VirtualGL in a container

Thanks for finding the typo. I just fixed it.

The short answer is that currently, the proxy devices do not transcend between LXD installations.
See recent post at Forward port to be accessible from remote container

That is, if you

lxc launch ubuntu:18.04 myremotelxd:mytest --profile default --profile x11
lxc exec myremotelxd:mytest -- sudo --user ubuntu --login
xclock

then the xclock application will (try to) appear on the system with myremotelxd, not your local computer. The reason is that the lxc client, when working with remote LXD servers, does some things between local and remote (such as lxc file push) and others between the remote host and the remote container (such as lxc config device).

If you look into the container logs on the remote server, you will likely see the proxy device failing to get created. This should be on myremotelxd, at /var/snap/lxd/common/lxd/logs/mycontainer/.

So, how do you deal with this issue?The communication between the X server and the X11 applications is uncompressed and requires lots of speed so that the applications not not appear to stutter when you use them. For this reason there are alternative protocols like VNC that compress this communication quite efficiently.

However, what can you do if you really want to CUDA stuff on a remote computer that has the GPU?

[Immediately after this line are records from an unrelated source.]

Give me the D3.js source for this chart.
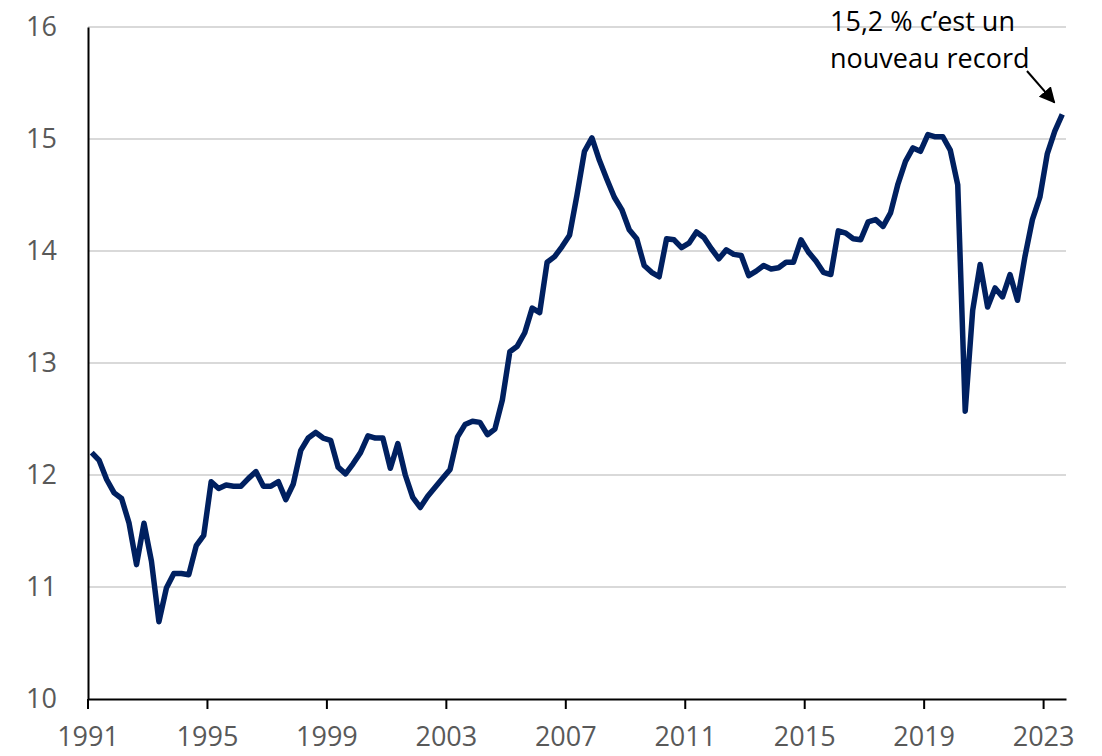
<!DOCTYPE html>
<html>
<head>
<meta charset="utf-8">
<script src="https://cdn.jsdelivr.net/npm/d3@7"></script>
<style>
  body { margin: 0; background: #fff; }
  text { font-family: "Open Sans", sans-serif; }
</style>
</head>
<body>
<div id="container"></div>
<script>
// taux trimestriel, 1991T1 -> 2023T3
var values = [
  12.20, 12.13, 11.96, 11.84, 11.79, 11.57, 11.20, 11.57, 11.23, 10.69,
  10.99, 11.12, 11.12, 11.11, 11.37, 11.46, 11.94, 11.88, 11.91, 11.90,
  11.90, 11.97, 12.03, 11.90, 11.90, 11.94, 11.78, 11.92, 12.22, 12.33,
  12.38, 12.33, 12.31, 12.07, 12.01, 12.10, 12.20, 12.35, 12.33, 12.33,
  12.06, 12.28, 12.00, 11.80, 11.71, 11.81, 11.89, 11.97, 12.05, 12.34,
  12.45, 12.48, 12.47, 12.36, 12.41, 12.67, 13.10, 13.15, 13.27, 13.49,
  13.45, 13.90, 13.95, 14.04, 14.14, 14.50, 14.89, 15.01, 14.81, 14.64,
  14.48, 14.37, 14.19, 14.11, 13.87, 13.81, 13.77, 14.11, 14.10, 14.03,
  14.07, 14.17, 14.12, 14.02, 13.93, 14.01, 13.97, 13.96, 13.78, 13.82,
  13.87, 13.84, 13.85, 13.90, 13.90, 14.10, 13.99, 13.91, 13.81, 13.79,
  14.18, 14.16, 14.11, 14.10, 14.26, 14.28, 14.22, 14.34, 14.60, 14.80,
  14.92, 14.89, 15.04, 15.02, 15.02, 14.90, 14.59, 12.57, 13.47, 13.88,
  13.50, 13.67, 13.59, 13.79, 13.56, 13.95, 14.28, 14.48, 14.87, 15.07,
  15.22
];
var quarters = values.map(function(d, i) {
  return (1991 + Math.floor(i / 4)) + 'T' + (i % 4 + 1);
});
var yearTicks = ['1991', '1995', '1999', '2003', '2007', '2011', '2015', '2019', '2023'];
var yTicks = [10, 11, 12, 13, 14, 15, 16];
var note = ['15,2 % c\u2019est un', 'nouveau record'];

var width = 1102, height = 756;
var plotLeft = 88, plotRight = 1066, plotTop = 27, plotBottom = 699;

var svg = d3.select('#container').append('svg')
  .attr('width', width)
  .attr('height', height);

var x = d3.scaleBand().domain(quarters).range([plotLeft, plotRight]).padding(0);
var y = d3.scaleLinear().domain([10, 16]).range([plotBottom, plotTop]);

// gridlines
svg.append('g')
  .selectAll('line')
  .data(yTicks.slice(1))
  .join('line')
  .attr('x1', plotLeft).attr('x2', plotRight)
  .attr('y1', function(d) { return y(d); })
  .attr('y2', function(d) { return y(d); })
  .attr('stroke', '#d9d9d9')
  .attr('stroke-width', 2);

// y axis
var yAxis = svg.append('g')
  .attr('transform', 'translate(' + plotLeft + ',0)')
  .call(d3.axisLeft(y).tickValues(yTicks).tickSize(0).tickSizeOuter(0).tickPadding(31).tickFormat(d3.format('d')));
yAxis.select('.domain').attr('stroke', '#000').attr('stroke-width', 2);
yAxis.selectAll('text')
  .attr('font-size', 27)
  .attr('fill', '#595959')
  .attr('font-family', '"Open Sans", sans-serif');

// x axis: ticks on the band edges, one every 4 years
var tickQuarters = yearTicks.map(function(yr) { return yr + 'T1'; });
var xAxis = svg.append('g')
  .attr('transform', 'translate(0,' + plotBottom + ')')
  .call(d3.axisBottom(x)
    .tickValues(tickQuarters)
    .tickSize(10)
    .tickSizeOuter(0)
    .tickPadding(18)
    .tickFormat(function(d) { return d.slice(0, 4); }));
xAxis.selectAll('.tick')
  .attr('transform', function(d) { return 'translate(' + x(d) + ',0)'; });
xAxis.select('.domain').attr('stroke', '#000').attr('stroke-width', 2);
xAxis.selectAll('.tick line').attr('stroke', '#000').attr('stroke-width', 2);
xAxis.selectAll('text')
  .attr('font-size', 27)
  .attr('fill', '#595959')
  .attr('font-family', '"Open Sans", sans-serif');

// the series
var line = d3.line()
  .x(function(d, i) { return x(quarters[i]) + x.bandwidth() / 2; })
  .y(function(d) { return y(d); });

svg.append('path')
  .datum(values)
  .attr('d', line)
  .attr('fill', 'none')
  .attr('stroke', '#002060')
  .attr('stroke-width', 5.5)
  .attr('stroke-linejoin', 'round');

// annotation
svg.append('defs').append('marker')
  .attr('id', 'head')
  .attr('viewBox', '0 0 10 10')
  .attr('refX', 9).attr('refY', 5)
  .attr('markerWidth', 16).attr('markerHeight', 16)
  .attr('markerUnits', 'userSpaceOnUse')
  .attr('orient', 'auto')
  .append('path')
  .attr('d', 'M0,0 L10,5 L0,10 z')
  .attr('fill', '#000');

var last = values.length - 1;
var lx = x(quarters[last]) + x.bandwidth() / 2, ly = y(values[last]);

svg.append('text')
  .attr('x', 830)
  .attr('y', 31)
  .attr('font-size', 27)
  .attr('fill', '#000')
  .selectAll('tspan')
  .data(note)
  .join('tspan')
  .attr('x', 830)
  .attr('dy', function(d, i) { return i ? 37 : 0; })
  .text(function(d) { return d; });

svg.append('line')
  .attr('x1', 1027).attr('y1', 71)
  .attr('x2', lx - 8).attr('y2', ly - 12)
  .attr('stroke', '#000')
  .attr('stroke-width', 2)
  .attr('marker-end', 'url(#head)');
</script>
</body>
</html>
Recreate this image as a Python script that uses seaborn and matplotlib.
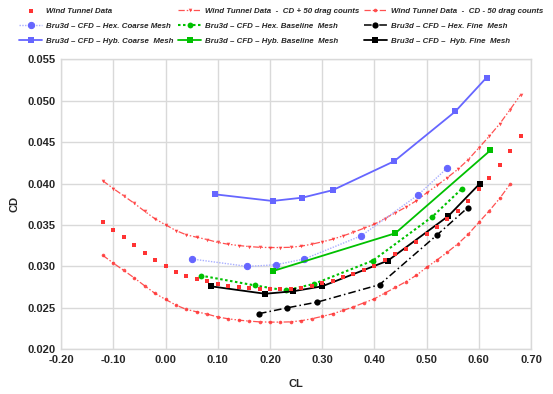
import matplotlib
matplotlib.use("Agg")
import matplotlib.pyplot as plt
import seaborn as sns
import pandas as pd
import numpy as np
from matplotlib.ticker import FormatStrFormatter

# ---------------- data ----------------
wt_cl = [-0.12, -0.10, -0.08, -0.06, -0.04, -0.02, 0.00, 0.02, 0.04, 0.06,
         0.08, 0.10, 0.12, 0.14, 0.16, 0.18, 0.20, 0.22, 0.24, 0.26,
         0.28, 0.30, 0.32, 0.34, 0.36, 0.38, 0.40, 0.42, 0.44, 0.46,
         0.48, 0.50, 0.52, 0.54, 0.56, 0.58, 0.60, 0.62, 0.64, 0.66, 0.68]
wt_cd = [0.03533, 0.03440, 0.03352, 0.03262, 0.03166, 0.03074, 0.03002, 0.02933, 0.02881, 0.02852,
         0.02824, 0.02790, 0.02768, 0.02752, 0.02740, 0.02731, 0.02728, 0.02728, 0.02731, 0.02745,
         0.02768, 0.02797, 0.02828, 0.02869, 0.02912, 0.02961, 0.03009, 0.03078, 0.03146, 0.03214,
         0.03291, 0.03388, 0.03478, 0.03573, 0.03673, 0.03790, 0.03931, 0.04071, 0.04221, 0.04393, 0.04571]
wt_plus_cd = [0.04033, 0.03940, 0.03852, 0.03762, 0.03666, 0.03574, 0.03502, 0.03433, 0.03381, 0.03352,
              0.03324, 0.03290, 0.03268, 0.03252, 0.03240, 0.03231, 0.03228, 0.03228, 0.03231, 0.03245,
              0.03268, 0.03297, 0.03328, 0.03369, 0.03412, 0.03461, 0.03509, 0.03578, 0.03646, 0.03714,
              0.03791, 0.03888, 0.03978, 0.04073, 0.04173, 0.04290, 0.04431, 0.04571, 0.04721, 0.04893, 0.05071]
wt_minus_cl = wt_cl[:40]
wt_minus_cd = [0.03133, 0.03040, 0.02952, 0.02862, 0.02766, 0.02674, 0.02602, 0.02533, 0.02481, 0.02452,
               0.02424, 0.02390, 0.02368, 0.02352, 0.02340, 0.02331, 0.02328, 0.02328, 0.02331, 0.02345,
               0.02368, 0.02397, 0.02428, 0.02469, 0.02512, 0.02561, 0.02609, 0.02678, 0.02746, 0.02814,
               0.02891, 0.02988, 0.03078, 0.03173, 0.03273, 0.03390, 0.03531, 0.03671, 0.03821, 0.03993]

hex_coarse_cl = [0.050, 0.157, 0.211, 0.266, 0.375, 0.483, 0.540]
hex_coarse_cd = [0.0309, 0.0300, 0.0302, 0.0309, 0.0337, 0.0386, 0.0419]
hyb_coarse_cl = [0.095, 0.205, 0.262, 0.320, 0.438, 0.555, 0.615]
hyb_coarse_cd = [0.0387, 0.0379, 0.0383, 0.0392, 0.0427, 0.0487, 0.0528]
hex_base_cl = [0.067, 0.172, 0.230, 0.285, 0.397, 0.511, 0.568]
hex_base_cd = [0.0289, 0.0277, 0.0271, 0.0279, 0.0307, 0.0360, 0.0394]
hyb_base_cl = [0.206, 0.440, 0.622]
hyb_base_cd = [0.02945, 0.0340, 0.0440]
hex_fine_cl = [0.179, 0.233, 0.291, 0.410, 0.520, 0.579]
hex_fine_cd = [0.0243, 0.0250, 0.0257, 0.0278, 0.0338, 0.0371]
hyb_fine_cl = [0.087, 0.191, 0.244, 0.300, 0.426, 0.542, 0.602]
hyb_fine_cd = [0.0276, 0.0267, 0.0270, 0.0276, 0.0307, 0.0361, 0.0400]

x_ticks = [-0.20, -0.10, 0.00, 0.10, 0.20, 0.30, 0.40, 0.50, 0.60, 0.70]
y_ticks = [0.020, 0.025, 0.030, 0.035, 0.040, 0.045, 0.050, 0.055]

labels = {
    "wt": "Wind Tunnel Data",
    "wtp": "Wind Tunnel Data  -  CD + 50 drag counts",
    "wtm": "Wind Tunnel Data  -  CD - 50 drag counts",
    "hexc": "Bru3d – CFD – Hex. Coarse Mesh",
    "hexb": "Bru3d – CFD – Hex. Baseline  Mesh",
    "hexf": "Bru3d – CFD – Hex. Fine  Mesh",
    "hybc": "Bru3d – CFD – Hyb. Coarse  Mesh",
    "hybb": "Bru3d – CFD – Hyb. Baseline  Mesh",
    "hybf": "Bru3d – CFD –  Hyb. Fine  Mesh",
}

# ---------------- style ----------------
sns.set_theme(style="white")
plt.rcParams["font.family"] = ["Liberation Sans", "DejaVu Sans"]

fig = plt.figure(figsize=(5.53, 3.94), dpi=100)
ax = fig.add_axes([0.1105, 0.1135, 0.8497, 0.736])

RED = "#ff3333"
BLUE = "#6666ff"
LBLUE = "#a8aeff"
GREEN = "#00c000"
BLACK = "#000000"
dashdotdot = (0, (5, 1.6, 1.2, 1.6, 1.2, 1.6))

sns.lineplot(x=wt_cl, y=wt_plus_cd, ax=ax, sort=False, color=RED, alpha=0.85,
             lw=0.9, linestyle=dashdotdot, marker="v", markersize=2.6, markeredgewidth=0,
             label=labels["wtp"])
sns.lineplot(x=wt_minus_cl, y=wt_minus_cd, ax=ax, sort=False, color=RED, alpha=0.85,
             lw=0.9, linestyle=dashdotdot, marker="o", markersize=2.6, markeredgewidth=0,
             label=labels["wtm"])
sns.scatterplot(x=wt_cl, y=wt_cd, ax=ax, color=RED, marker="s", s=11, linewidth=0,
                label=labels["wt"], zorder=3)

sns.lineplot(x=hex_coarse_cl, y=hex_coarse_cd, ax=ax, sort=False, color=LBLUE, lw=1.0,
             linestyle=(0, (1, 1)), marker="o", markersize=4.5, markerfacecolor=BLUE,
             markeredgecolor=BLUE, label=labels["hexc"])
sns.lineplot(x=hyb_coarse_cl, y=hyb_coarse_cd, ax=ax, sort=False, color=BLUE, lw=1.3,
             linestyle="-", marker="s", markersize=4.5, markeredgewidth=0, label=labels["hybc"])
sns.lineplot(x=hex_base_cl, y=hex_base_cd, ax=ax, sort=False, color=GREEN, lw=1.5,
             linestyle=(0, (1.2, 1.2)), marker="o", markersize=4.2, markeredgewidth=0,
             label=labels["hexb"])
sns.lineplot(x=hyb_base_cl, y=hyb_base_cd, ax=ax, sort=False, color=GREEN, lw=1.3,
             linestyle="-", marker="s", markersize=5, markeredgewidth=0, label=labels["hybb"])
sns.lineplot(x=hex_fine_cl, y=hex_fine_cd, ax=ax, sort=False, color=BLACK, lw=1.1,
             linestyle=(0, (5, 2, 1, 2)), marker="o", markersize=4.5, markeredgewidth=0,
             label=labels["hexf"])
sns.lineplot(x=hyb_fine_cl, y=hyb_fine_cd, ax=ax, sort=False, color=BLACK, lw=1.3,
             linestyle="-", marker="s", markersize=5, markeredgewidth=0, label=labels["hybf"])

# ---------------- axes ----------------
ax.set_xlim(-0.20, 0.70)
ax.set_ylim(0.020, 0.055)
ax.set_xticks(x_ticks)
ax.set_yticks(y_ticks)
ax.xaxis.set_major_formatter(FormatStrFormatter("%.2f"))
ax.yaxis.set_major_formatter(FormatStrFormatter("%.3f"))
ax.grid(True, color="#d9d9d9", lw=1.0)
ax.set_axisbelow(True)
for s in ax.spines.values():
    s.set_color("#d9d9d9")
    s.set_linewidth(1.0)
ax.tick_params(axis="both", which="major", length=3, width=1, color="#d9d9d9",
               labelsize=8, pad=1)
for t in ax.get_xticklabels() + ax.get_yticklabels():
    t.set_fontweight("bold")
ax.set_xlabel("CL", fontsize=8, fontweight="bold", labelpad=10)
ax.set_ylabel("CD", fontsize=8, fontweight="bold", labelpad=6)

# ---------------- legend ----------------
hs, ls = ax.get_legend_handles_labels()
lookup = dict(zip(ls, hs))
order = ["wt", "hexc", "hybc", "wtp", "hexb", "hybb", "wtm", "hexf", "hybf"]
ax.get_legend().remove()
leg = fig.legend([lookup[labels[k]] for k in order], [labels[k] for k in order],
                 ncol=3, loc="upper left", bbox_to_anchor=(0.028, 0.99),
                 frameon=False, prop={"family": ["Liberation Sans", "DejaVu Sans"],
                                      "weight": "bold", "style": "italic", "size": 5.7},
                 handlelength=3.0, handletextpad=0.4, columnspacing=0.6,
                 labelspacing=0.95, borderaxespad=0)

fig.savefig("out.png", dpi=100)
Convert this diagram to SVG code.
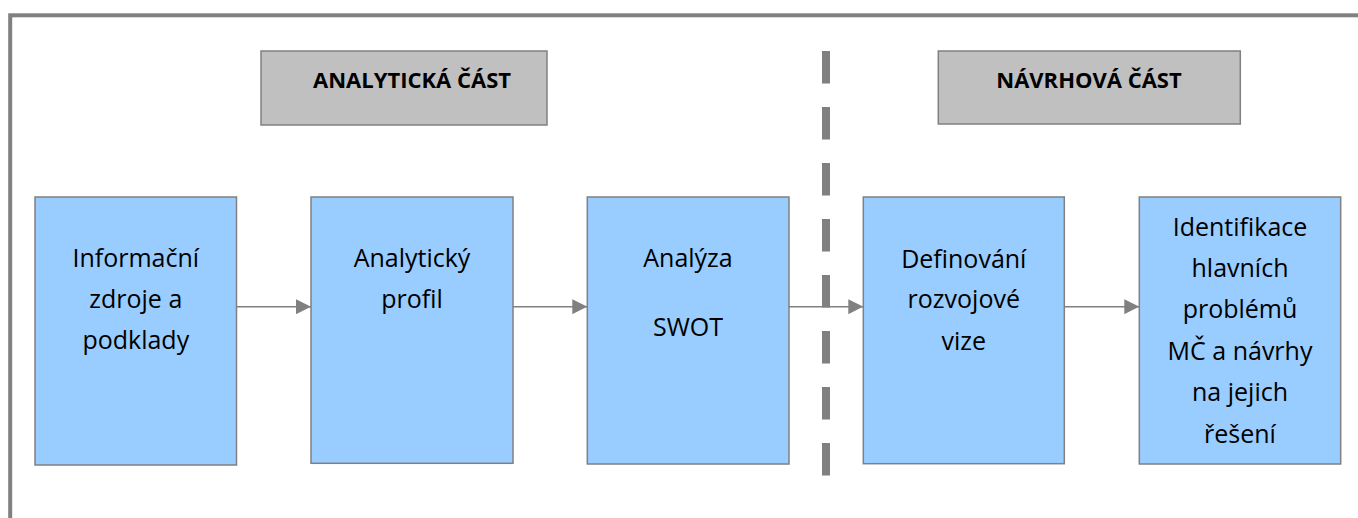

  1. You can create a new LXD profile (x11network), one that does not have the X0 proxy device.
  2. Use SSH and socat, for example, to pass your local /tmp/.X11-unix/X0 socket to the container.
  3. Test first that xclock works.

Hint: Here is the command line that works. It is quite slow and you would need to figure out how to optimize.

socat exec:'ssh -p 2222 ubuntu@remotelxd.example.com socat unix-l\:/tmp/.X11-unix/X1 -' unix:/tmp/.X11-unix/X0

X1 is the socket of your local desktop. X0 is the new socket at the remote container.